A thin infinite sheet charge and an infinite line charge of respective charge densities +σ and +λ are placed parallel at 5 m distance from each other. Points ‘P’ and ‘Q’ are at \(\frac{3}{π} \)m and \(\frac{4}{π}\) m perpendicular distance from line charge towards sheet charge, respectively. ‘E_P’ and ‘E_Q’ are the magnitudes of resultant electric field intensities at point ‘P’ and ‘Q’, respectively. If \(\frac{E_p}{E_Q} =\frac{ 4}{a}\) for 2|σ| = |λ|. Then the value of a is _______.

Hint:

When dealing with infinite sheet and line charges, use the respective electric field formulas and simplify using given conditions for charge densities and distances.

Answer 1

Correct Answer: 6

Step 1: Electric Field Due to Infinite Sheet
The electric field due to an infinite sheet charge is given by: \[ E_\text{sheet} = \frac{\sigma}{2\epsilon_0}. \] Step 2: Electric Field Due to Infinite Line Charge
The electric field due to an infinite line charge at a perpendicular distance \( r \) is given by: \[ E_\text{line} = \frac{\lambda}{2\pi \epsilon_0 r}. \] Step 3: Electric Fields at Points 'P' and 'Q'
For point 'P', the distance from the line charge is \( r_P = \frac{3}{\pi} \).

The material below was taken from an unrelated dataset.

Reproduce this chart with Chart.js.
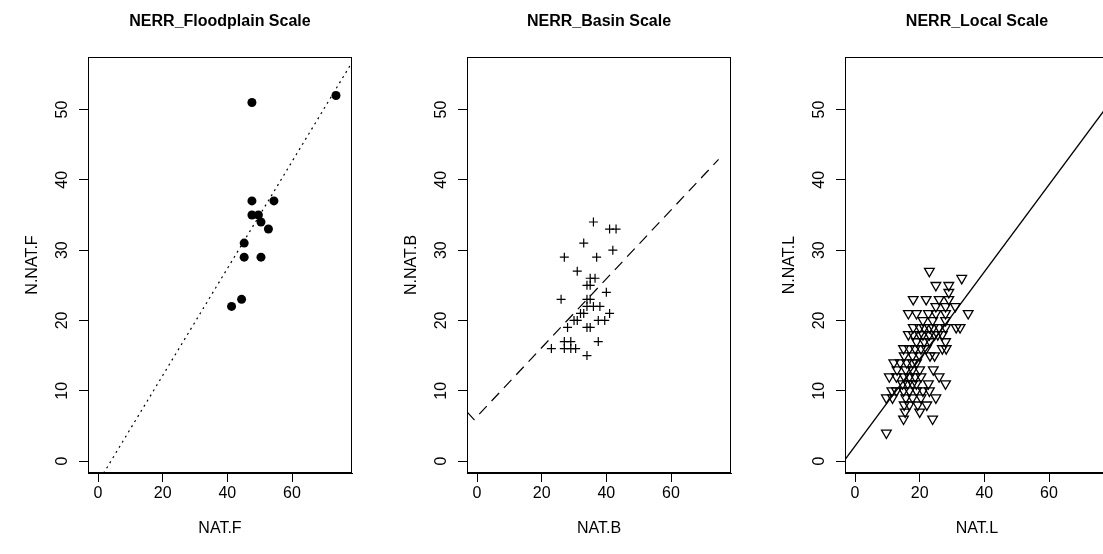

The resultant electric field is: \[ E_P = E_\text{sheet} + E_\text{line} = \frac{\sigma}{2\epsilon_0} + \frac{\lambda}{2\pi \epsilon_0 r_P}. \] For point 'Q', the distance from the line charge is \( r_Q = \frac{4}{\pi} \). The resultant electric field is: \[ E_Q = E_\text{sheet} + E_\text{line} = \frac{\sigma}{2\epsilon_0} + \frac{\lambda}{2\pi \epsilon_0 r_Q}. \] Step 4: Ratio of Electric Fields
The ratio \( \frac{E_P}{E_Q} \) is given by: \[ \frac{E_P}{E_Q} = \frac{\frac{\sigma}{2\epsilon_0} + \frac{\lambda}{2\pi \epsilon_0 r_P}}{\frac{\sigma}{2\epsilon_0} + \frac{\lambda}{2\pi \epsilon_0 r_Q}}. \] Substitute \( 2|\sigma| = |\lambda| \), \( r_P = \frac{3}{\pi} \), and \( r_Q = \frac{4}{\pi} \): \[ \frac{E_P}{E_Q} = \frac{\frac{\lambda}{4\epsilon_0} + \frac{\lambda}{2\pi \epsilon_0 \cdot \frac{3}{\pi}}}{\frac{\lambda}{4\epsilon_0} + \frac{\lambda}{2\pi \epsilon_0 \cdot \frac{4}{\pi}}}. \] Step 5: Simplify the Expression
Simplify the numerator and denominator: \[ \frac{E_P}{E_Q} = \frac{\frac{\lambda}{4\epsilon_0} + \frac{\lambda}{6\epsilon_0}}{\frac{\lambda}{4\epsilon_0} + \frac{\lambda}{8\epsilon_0}}. \] Combine the terms: \[ \frac{E_P}{E_Q} = \frac{\frac{3\lambda}{12\epsilon_0} + \frac{2\lambda}{12\epsilon_0}}{\frac{2\lambda}{8\epsilon_0} + \frac{\lambda}{8\epsilon_0}} = \frac{\frac{5\lambda}{12\epsilon_0}}{\frac{3\lambda}{8\epsilon_0}}. \] Simplify further: \[ \frac{E_P}{E_Q} = \frac{5}{12} \times \frac{8}{3} = \frac{40}{36} = \frac{10}{9}. \] Equating \( \frac{10}{9} = \frac{4}{a} \), solve for \( a \): \[ a = 6. \]